# [EXERCISE REQUIREMENTS]
Write out all the lines again, precisely as they stand, but without the images.

# [DATA BLOCK]
━━━━━━━━━━━━━━━━━━━━

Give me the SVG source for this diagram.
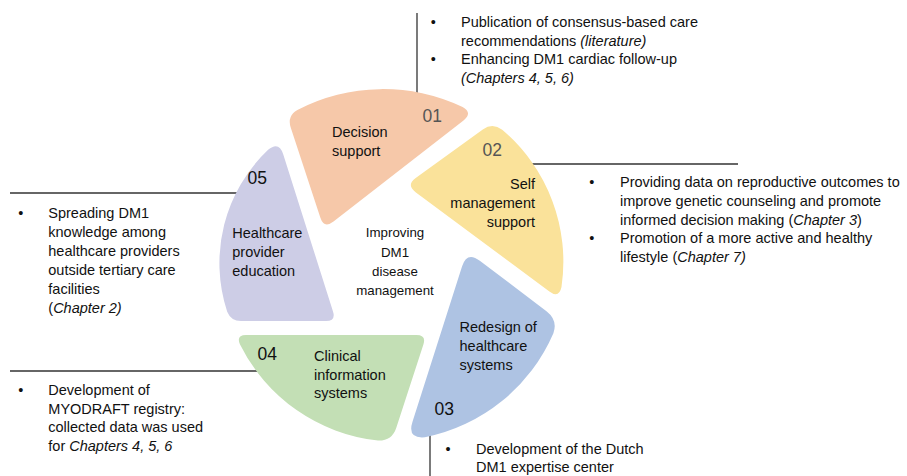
<svg xmlns="http://www.w3.org/2000/svg" width="907" height="476" viewBox="0 0 907 476">
<style>
.t{font-family:"Liberation Sans",Arial,sans-serif;font-size:14.5px;fill:#111}
.n{font-family:"Liberation Sans",Arial,sans-serif;font-size:17.5px;fill:#111}
.g{fill:#555}
.c{font-family:"Liberation Sans",Arial,sans-serif;font-size:13.3px;fill:#111;text-anchor:middle}
.r{text-anchor:end}
.b{text-anchor:middle}
.i{font-style:italic}
.ln{stroke:#333;stroke-width:1.3;fill:none}
</style>
<rect width="907" height="476" fill="#fff"/>
<g id="connectors">
<line class="ln" x1="417" y1="13" x2="417" y2="123"/>
<line class="ln" x1="483" y1="164" x2="738" y2="164"/>
<line class="ln" x1="430" y1="403" x2="430" y2="476"/>
<line class="ln" x1="10" y1="371" x2="266" y2="371"/>
<line class="ln" x1="10" y1="193" x2="265" y2="193"/>
</g>
<g id="node-01">
<path d="M290.7,127.4 L320.3,217.6 Q324,229 333.5,221.6 L463.5,120.4 Q473,113 462.6,107.1 A185.5,185.5 0 0 0 297.4,110 Q287,116 290.7,127.4 Z" fill="#F6C8A9"/>
<text class="t" x="332" y="137">Decision</text>
<text class="t" x="332" y="156">support</text>
<text class="n g" x="422.5" y="122">01</text>
</g>
<g id="node-02">
<path d="M482.8,129.6 L415.7,178 Q406,185 415.6,192.2 L549.4,291.5 Q559,298.7 561.5,287 A173,173 0 0 0 502.2,129.7 Q492.5,122.6 482.8,129.6 Z" fill="#FAE29A"/>
<text class="t r" x="535" y="188.5">Self</text>
<text class="t r" x="535" y="207.7">management</text>
<text class="t r" x="535" y="226.7">support</text>
<text class="n g" x="482.5" y="155.7">02</text>
</g>
<g id="node-03">
<path d="M479.8,260.7 L546.8,311.5 Q558,320.4 553.4,333.2 A178,178 0 0 1 424.9,437.3 Q407,439 412.5,421.8 L462.1,266.2 Q467,251 479.8,260.7 Z" fill="#AEC3E3"/>
<text class="t" x="459.5" y="331.7">Redesign of</text>
<text class="t" x="459.5" y="350.7">healthcare</text>
<text class="t" x="459.5" y="369.7">systems</text>
<text class="n" x="434.5" y="415">03</text>
</g>
<g id="node-04">
<path d="M246,335 L416.5,335 Q426.5,335 423.4,344.5 L396.3,427.7 Q392,441 378,440.6 A175,175 0 0 1 239.9,344.2 Q236,335 246,335 Z" fill="#C3DFB5"/>
<text class="t" x="314" y="361">Clinical</text>
<text class="t" x="314" y="379.5">information</text>
<text class="t" x="314" y="398">systems</text>
<text class="n" x="257.5" y="360">04</text>
</g>
<g id="node-05">
<path d="M333,311.5 L283.2,154.3 Q279,141 268.1,149.8 A156,156 0 0 0 227.2,311.7 Q231,321 241,321 L326,321 Q336,321 333,311.5 Z" fill="#CDCDE6"/>
<text class="t" x="232.3" y="237.7">Healthcare</text>
<text class="t" x="232.3" y="256.7">provider</text>
<text class="t" x="232.3" y="275.7">education</text>
<text class="n" x="247.5" y="184.3">05</text>
</g>
<g id="center">
<text class="c" x="395" y="237.3">Improving</text>
<text class="c" x="395" y="256.5">DM1</text>
<text class="c" x="395" y="275.7">disease</text>
<text class="c" x="395" y="295">management</text>
</g>
<g id="notes-01">
<text class="t b" x="433.3" y="27">•</text>
<text class="t" x="461" y="27">Publication of consensus-based care</text>
<text class="t" x="461" y="45.5">recommendations <tspan class="i">(literature)</tspan></text>
<text class="t b" x="433.3" y="64">•</text>
<text class="t" x="461" y="64">Enhancing DM1 cardiac follow-up</text>
<text class="t i" x="461" y="82.5">(Chapters 4, 5, 6)</text>
</g>
<g id="notes-02">
<text class="t b" x="591.7" y="187.3">•</text>
<text class="t" x="620" y="187.3">Providing data on reproductive outcomes to</text>
<text class="t" x="620" y="206">improve genetic counseling and promote</text>
<text class="t" x="620" y="224.7">informed decision making (<tspan class="i">Chapter 3</tspan>)</text>
<text class="t b" x="591.7" y="243.3">•</text>
<text class="t" x="620" y="243.3">Promotion of a more active and healthy</text>
<text class="t" x="620" y="262">lifestyle (<tspan class="i">Chapter 7)</tspan></text>
</g>
<g id="notes-03">
<text class="t b" x="448" y="454">•</text>
<text class="t" x="476" y="454">Development of the Dutch</text>
<text class="t" x="476" y="472">DM1 expertise center</text>
</g>
<g id="notes-04">
<text class="t b" x="20.7" y="395">•</text>
<text class="t" x="48.3" y="395">Development of</text>
<text class="t" x="48.3" y="413.5">MYODRAFT registry:</text>
<text class="t" x="48.3" y="432">collected data was used</text>
<text class="t" x="48.3" y="450.5">for <tspan class="i">Chapters 4, 5, 6</tspan></text>
</g>
<g id="notes-05">
<text class="t b" x="20.7" y="218.3">•</text>
<text class="t" x="48.3" y="218.3">Spreading DM1</text>
<text class="t" x="48.3" y="237.3">knowledge among</text>
<text class="t" x="48.3" y="256.3">healthcare providers</text>
<text class="t" x="48.3" y="275.3">outside tertiary care</text>
<text class="t" x="48.3" y="294.3">facilities</text>
<text class="t" x="48.3" y="313.3">(<tspan class="i">Chapter 2)</tspan></text>
</g>
</svg>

━━━━━━━━━━━━━━━━━━━━

# [RESPONSE BELOW]
Give me the SVG source for this diagram.
<svg xmlns="http://www.w3.org/2000/svg" width="907" height="476" viewBox="0 0 907 476">
<style>
.t{font-family:"Liberation Sans",Arial,sans-serif;font-size:14.5px;fill:#111}
.n{font-family:"Liberation Sans",Arial,sans-serif;font-size:17.5px;fill:#111}
.g{fill:#555}
.c{font-family:"Liberation Sans",Arial,sans-serif;font-size:13.3px;fill:#111;text-anchor:middle}
.r{text-anchor:end}
.b{text-anchor:middle}
.i{font-style:italic}
.ln{stroke:#333;stroke-width:1.3;fill:none}
</style>
<rect width="907" height="476" fill="#fff"/>
<g id="connectors">
<line class="ln" x1="417" y1="13" x2="417" y2="123"/>
<line class="ln" x1="483" y1="164" x2="738" y2="164"/>
<line class="ln" x1="430" y1="403" x2="430" y2="476"/>
<line class="ln" x1="10" y1="371" x2="266" y2="371"/>
<line class="ln" x1="10" y1="193" x2="265" y2="193"/>
</g>
<g id="node-01">
<path d="M290.7,127.4 L320.3,217.6 Q324,229 333.5,221.6 L463.5,120.4 Q473,113 462.6,107.1 A185.5,185.5 0 0 0 297.4,110 Q287,116 290.7,127.4 Z" fill="#F6C8A9"/>
<text class="t" x="332" y="137">Decision</text>
<text class="t" x="332" y="156">support</text>
<text class="n g" x="422.5" y="122">01</text>
</g>
<g id="node-02">
<path d="M482.8,129.6 L415.7,178 Q406,185 415.6,192.2 L549.4,291.5 Q559,298.7 561.5,287 A173,173 0 0 0 502.2,129.7 Q492.5,122.6 482.8,129.6 Z" fill="#FAE29A"/>
<text class="t r" x="535" y="188.5">Self</text>
<text class="t r" x="535" y="207.7">management</text>
<text class="t r" x="535" y="226.7">support</text>
<text class="n g" x="482.5" y="155.7">02</text>
</g>
<g id="node-03">
<path d="M479.8,260.7 L546.8,311.5 Q558,320.4 553.4,333.2 A178,178 0 0 1 424.9,437.3 Q407,439 412.5,421.8 L462.1,266.2 Q467,251 479.8,260.7 Z" fill="#AEC3E3"/>
<text class="t" x="459.5" y="331.7">Redesign of</text>
<text class="t" x="459.5" y="350.7">healthcare</text>
<text class="t" x="459.5" y="369.7">systems</text>
<text class="n" x="434.5" y="415">03</text>
</g>
<g id="node-04">
<path d="M246,335 L416.5,335 Q426.5,335 423.4,344.5 L396.3,427.7 Q392,441 378,440.6 A175,175 0 0 1 239.9,344.2 Q236,335 246,335 Z" fill="#C3DFB5"/>
<text class="t" x="314" y="361">Clinical</text>
<text class="t" x="314" y="379.5">information</text>
<text class="t" x="314" y="398">systems</text>
<text class="n" x="257.5" y="360">04</text>
</g>
<g id="node-05">
<path d="M333,311.5 L283.2,154.3 Q279,141 268.1,149.8 A156,156 0 0 0 227.2,311.7 Q231,321 241,321 L326,321 Q336,321 333,311.5 Z" fill="#CDCDE6"/>
<text class="t" x="232.3" y="237.7">Healthcare</text>
<text class="t" x="232.3" y="256.7">provider</text>
<text class="t" x="232.3" y="275.7">education</text>
<text class="n" x="247.5" y="184.3">05</text>
</g>
<g id="center">
<text class="c" x="395" y="237.3">Improving</text>
<text class="c" x="395" y="256.5">DM1</text>
<text class="c" x="395" y="275.7">disease</text>
<text class="c" x="395" y="295">management</text>
</g>
<g id="notes-01">
<text class="t b" x="433.3" y="27">•</text>
<text class="t" x="461" y="27">Publication of consensus-based care</text>
<text class="t" x="461" y="45.5">recommendations <tspan class="i">(literature)</tspan></text>
<text class="t b" x="433.3" y="64">•</text>
<text class="t" x="461" y="64">Enhancing DM1 cardiac follow-up</text>
<text class="t i" x="461" y="82.5">(Chapters 4, 5, 6)</text>
</g>
<g id="notes-02">
<text class="t b" x="591.7" y="187.3">•</text>
<text class="t" x="620" y="187.3">Providing data on reproductive outcomes to</text>
<text class="t" x="620" y="206">improve genetic counseling and promote</text>
<text class="t" x="620" y="224.7">informed decision making (<tspan class="i">Chapter 3</tspan>)</text>
<text class="t b" x="591.7" y="243.3">•</text>
<text class="t" x="620" y="243.3">Promotion of a more active and healthy</text>
<text class="t" x="620" y="262">lifestyle (<tspan class="i">Chapter 7)</tspan></text>
</g>
<g id="notes-03">
<text class="t b" x="448" y="454">•</text>
<text class="t" x="476" y="454">Development of the Dutch</text>
<text class="t" x="476" y="472">DM1 expertise center</text>
</g>
<g id="notes-04">
<text class="t b" x="20.7" y="395">•</text>
<text class="t" x="48.3" y="395">Development of</text>
<text class="t" x="48.3" y="413.5">MYODRAFT registry:</text>
<text class="t" x="48.3" y="432">collected data was used</text>
<text class="t" x="48.3" y="450.5">for <tspan class="i">Chapters 4, 5, 6</tspan></text>
</g>
<g id="notes-05">
<text class="t b" x="20.7" y="218.3">•</text>
<text class="t" x="48.3" y="218.3">Spreading DM1</text>
<text class="t" x="48.3" y="237.3">knowledge among</text>
<text class="t" x="48.3" y="256.3">healthcare providers</text>
<text class="t" x="48.3" y="275.3">outside tertiary care</text>
<text class="t" x="48.3" y="294.3">facilities</text>
<text class="t" x="48.3" y="313.3">(<tspan class="i">Chapter 2)</tspan></text>
</g>
</svg>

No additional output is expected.